--- WHAT IS NEEDED ---
Do not repeat pictures. Repeat exactly the lines of the listing below from its first line through the line with "from matplotlib.ticker import MultipleLocator".

Records with drawing code:
──────────────────────────────

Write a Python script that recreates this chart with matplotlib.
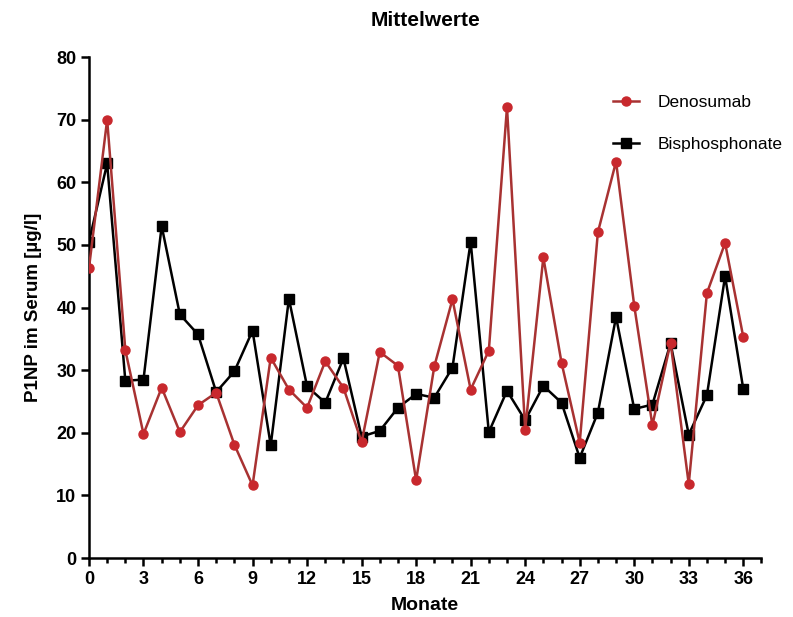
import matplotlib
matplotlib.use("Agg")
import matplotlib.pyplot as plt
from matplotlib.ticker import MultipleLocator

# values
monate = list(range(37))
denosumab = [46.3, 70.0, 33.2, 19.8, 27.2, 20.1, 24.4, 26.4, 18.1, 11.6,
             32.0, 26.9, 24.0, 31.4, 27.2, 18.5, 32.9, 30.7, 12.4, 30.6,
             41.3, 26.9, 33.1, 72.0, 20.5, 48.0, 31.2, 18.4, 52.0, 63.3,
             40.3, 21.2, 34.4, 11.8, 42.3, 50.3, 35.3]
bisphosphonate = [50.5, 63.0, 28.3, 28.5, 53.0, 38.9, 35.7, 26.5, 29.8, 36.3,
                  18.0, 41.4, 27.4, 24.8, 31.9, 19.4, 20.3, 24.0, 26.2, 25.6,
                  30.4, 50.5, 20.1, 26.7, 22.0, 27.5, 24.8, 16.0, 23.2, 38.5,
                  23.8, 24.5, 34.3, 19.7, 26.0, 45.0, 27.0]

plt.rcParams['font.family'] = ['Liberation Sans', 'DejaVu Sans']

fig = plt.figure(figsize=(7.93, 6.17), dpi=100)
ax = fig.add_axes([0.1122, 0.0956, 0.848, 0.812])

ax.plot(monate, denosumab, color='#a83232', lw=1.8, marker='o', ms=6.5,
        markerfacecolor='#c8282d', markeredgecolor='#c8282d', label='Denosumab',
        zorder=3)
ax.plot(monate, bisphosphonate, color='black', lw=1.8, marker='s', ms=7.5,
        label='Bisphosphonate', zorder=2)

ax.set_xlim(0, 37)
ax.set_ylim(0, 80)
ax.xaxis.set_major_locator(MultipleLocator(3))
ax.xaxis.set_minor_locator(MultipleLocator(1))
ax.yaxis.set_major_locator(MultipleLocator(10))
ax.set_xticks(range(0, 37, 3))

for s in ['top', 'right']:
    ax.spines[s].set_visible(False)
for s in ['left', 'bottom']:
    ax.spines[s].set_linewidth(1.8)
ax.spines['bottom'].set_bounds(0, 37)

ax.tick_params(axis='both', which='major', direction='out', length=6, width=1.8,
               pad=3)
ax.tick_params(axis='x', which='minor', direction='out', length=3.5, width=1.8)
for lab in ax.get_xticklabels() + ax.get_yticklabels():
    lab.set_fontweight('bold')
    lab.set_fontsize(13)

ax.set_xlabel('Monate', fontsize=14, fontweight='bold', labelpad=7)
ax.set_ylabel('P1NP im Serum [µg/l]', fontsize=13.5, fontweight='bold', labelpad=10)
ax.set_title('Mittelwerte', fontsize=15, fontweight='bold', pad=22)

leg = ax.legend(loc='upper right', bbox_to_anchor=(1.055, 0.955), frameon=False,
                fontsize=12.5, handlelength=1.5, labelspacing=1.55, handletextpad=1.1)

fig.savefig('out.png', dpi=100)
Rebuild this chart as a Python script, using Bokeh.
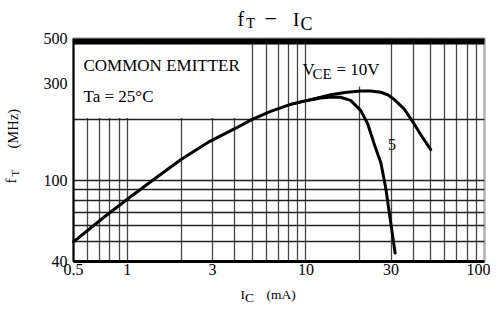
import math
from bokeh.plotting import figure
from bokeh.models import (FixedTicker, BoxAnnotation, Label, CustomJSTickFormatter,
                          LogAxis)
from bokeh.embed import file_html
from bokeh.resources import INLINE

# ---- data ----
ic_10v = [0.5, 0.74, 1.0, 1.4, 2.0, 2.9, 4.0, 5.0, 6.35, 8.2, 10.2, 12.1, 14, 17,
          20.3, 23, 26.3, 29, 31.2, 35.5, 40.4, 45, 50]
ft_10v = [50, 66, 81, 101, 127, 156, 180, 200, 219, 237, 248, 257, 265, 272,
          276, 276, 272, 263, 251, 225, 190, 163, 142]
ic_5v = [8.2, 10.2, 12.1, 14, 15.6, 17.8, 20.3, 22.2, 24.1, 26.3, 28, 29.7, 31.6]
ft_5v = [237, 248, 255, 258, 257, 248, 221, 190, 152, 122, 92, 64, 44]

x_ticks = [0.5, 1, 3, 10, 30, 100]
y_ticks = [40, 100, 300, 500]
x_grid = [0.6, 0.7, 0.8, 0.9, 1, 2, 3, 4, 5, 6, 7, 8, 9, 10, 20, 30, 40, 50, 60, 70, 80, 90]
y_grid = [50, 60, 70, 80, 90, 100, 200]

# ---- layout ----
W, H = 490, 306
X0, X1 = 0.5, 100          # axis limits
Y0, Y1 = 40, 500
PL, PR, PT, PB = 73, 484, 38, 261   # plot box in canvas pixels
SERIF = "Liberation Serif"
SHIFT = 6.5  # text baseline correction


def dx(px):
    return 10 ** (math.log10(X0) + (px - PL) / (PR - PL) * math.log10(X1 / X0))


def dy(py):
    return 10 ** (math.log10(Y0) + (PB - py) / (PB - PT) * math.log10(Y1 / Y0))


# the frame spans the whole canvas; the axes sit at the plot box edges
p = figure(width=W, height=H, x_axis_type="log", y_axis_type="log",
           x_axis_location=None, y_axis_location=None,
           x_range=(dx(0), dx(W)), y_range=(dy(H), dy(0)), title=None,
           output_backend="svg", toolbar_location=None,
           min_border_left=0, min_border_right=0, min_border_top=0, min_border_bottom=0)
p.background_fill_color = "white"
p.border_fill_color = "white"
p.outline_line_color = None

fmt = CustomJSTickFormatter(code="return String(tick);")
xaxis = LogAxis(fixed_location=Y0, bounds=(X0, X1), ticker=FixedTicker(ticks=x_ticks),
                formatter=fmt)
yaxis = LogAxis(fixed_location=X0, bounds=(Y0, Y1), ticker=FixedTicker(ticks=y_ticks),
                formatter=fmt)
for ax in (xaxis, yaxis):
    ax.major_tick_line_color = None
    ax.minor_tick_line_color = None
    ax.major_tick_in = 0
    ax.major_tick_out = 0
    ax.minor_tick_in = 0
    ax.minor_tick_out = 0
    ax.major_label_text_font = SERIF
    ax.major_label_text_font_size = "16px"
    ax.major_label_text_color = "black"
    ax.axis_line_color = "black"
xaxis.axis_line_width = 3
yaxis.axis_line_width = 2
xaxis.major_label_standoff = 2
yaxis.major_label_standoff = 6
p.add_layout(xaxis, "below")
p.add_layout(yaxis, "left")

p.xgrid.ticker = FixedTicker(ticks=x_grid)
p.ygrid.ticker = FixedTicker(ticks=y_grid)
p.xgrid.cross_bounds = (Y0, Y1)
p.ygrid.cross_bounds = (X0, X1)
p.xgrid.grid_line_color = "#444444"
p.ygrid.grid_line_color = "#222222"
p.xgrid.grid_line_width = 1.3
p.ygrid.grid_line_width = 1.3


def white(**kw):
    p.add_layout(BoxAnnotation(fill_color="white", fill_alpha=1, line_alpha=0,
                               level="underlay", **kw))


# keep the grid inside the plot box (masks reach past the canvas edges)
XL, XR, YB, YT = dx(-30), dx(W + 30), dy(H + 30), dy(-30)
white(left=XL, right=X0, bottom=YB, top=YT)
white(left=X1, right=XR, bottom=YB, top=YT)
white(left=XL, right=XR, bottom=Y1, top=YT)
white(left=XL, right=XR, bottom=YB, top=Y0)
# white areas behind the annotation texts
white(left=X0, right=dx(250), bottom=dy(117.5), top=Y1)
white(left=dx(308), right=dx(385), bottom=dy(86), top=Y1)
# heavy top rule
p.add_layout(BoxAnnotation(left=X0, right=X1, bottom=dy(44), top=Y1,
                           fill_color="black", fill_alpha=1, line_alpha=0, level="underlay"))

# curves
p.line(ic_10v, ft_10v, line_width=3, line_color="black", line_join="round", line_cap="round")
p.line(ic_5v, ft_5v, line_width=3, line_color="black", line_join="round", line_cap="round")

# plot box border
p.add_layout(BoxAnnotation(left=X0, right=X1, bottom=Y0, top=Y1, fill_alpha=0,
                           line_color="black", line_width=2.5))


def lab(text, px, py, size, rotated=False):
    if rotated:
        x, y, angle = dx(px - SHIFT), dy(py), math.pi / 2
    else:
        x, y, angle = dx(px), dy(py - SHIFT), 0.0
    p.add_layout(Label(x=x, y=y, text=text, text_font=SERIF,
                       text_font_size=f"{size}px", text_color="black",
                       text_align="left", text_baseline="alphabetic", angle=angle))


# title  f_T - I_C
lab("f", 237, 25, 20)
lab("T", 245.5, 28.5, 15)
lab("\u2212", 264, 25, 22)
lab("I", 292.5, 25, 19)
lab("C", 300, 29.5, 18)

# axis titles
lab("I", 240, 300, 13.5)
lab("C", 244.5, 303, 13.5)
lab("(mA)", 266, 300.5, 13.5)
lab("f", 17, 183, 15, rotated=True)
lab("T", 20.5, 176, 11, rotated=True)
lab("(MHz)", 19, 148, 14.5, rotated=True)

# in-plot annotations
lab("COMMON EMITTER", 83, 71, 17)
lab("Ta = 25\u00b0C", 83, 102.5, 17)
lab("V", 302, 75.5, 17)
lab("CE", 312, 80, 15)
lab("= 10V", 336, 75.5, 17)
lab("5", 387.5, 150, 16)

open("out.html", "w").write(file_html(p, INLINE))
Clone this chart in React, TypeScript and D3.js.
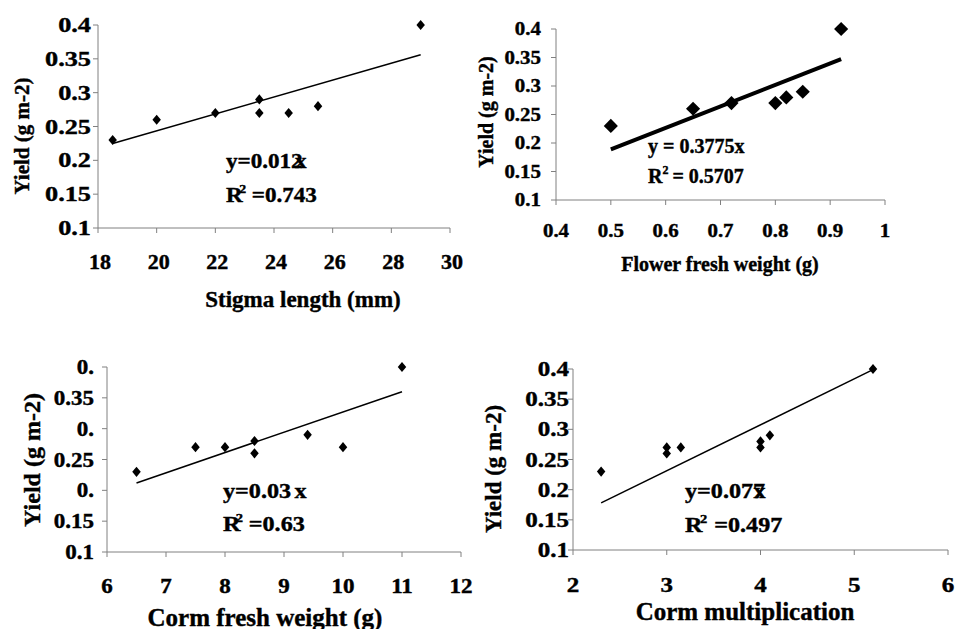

──────────────────────────────

--- OUTPUT FOR THIS EXERCISE ---
Write a Python script that recreates this chart with matplotlib.
import matplotlib
matplotlib.use("Agg")
import matplotlib.pyplot as plt
from matplotlib.ticker import MultipleLocator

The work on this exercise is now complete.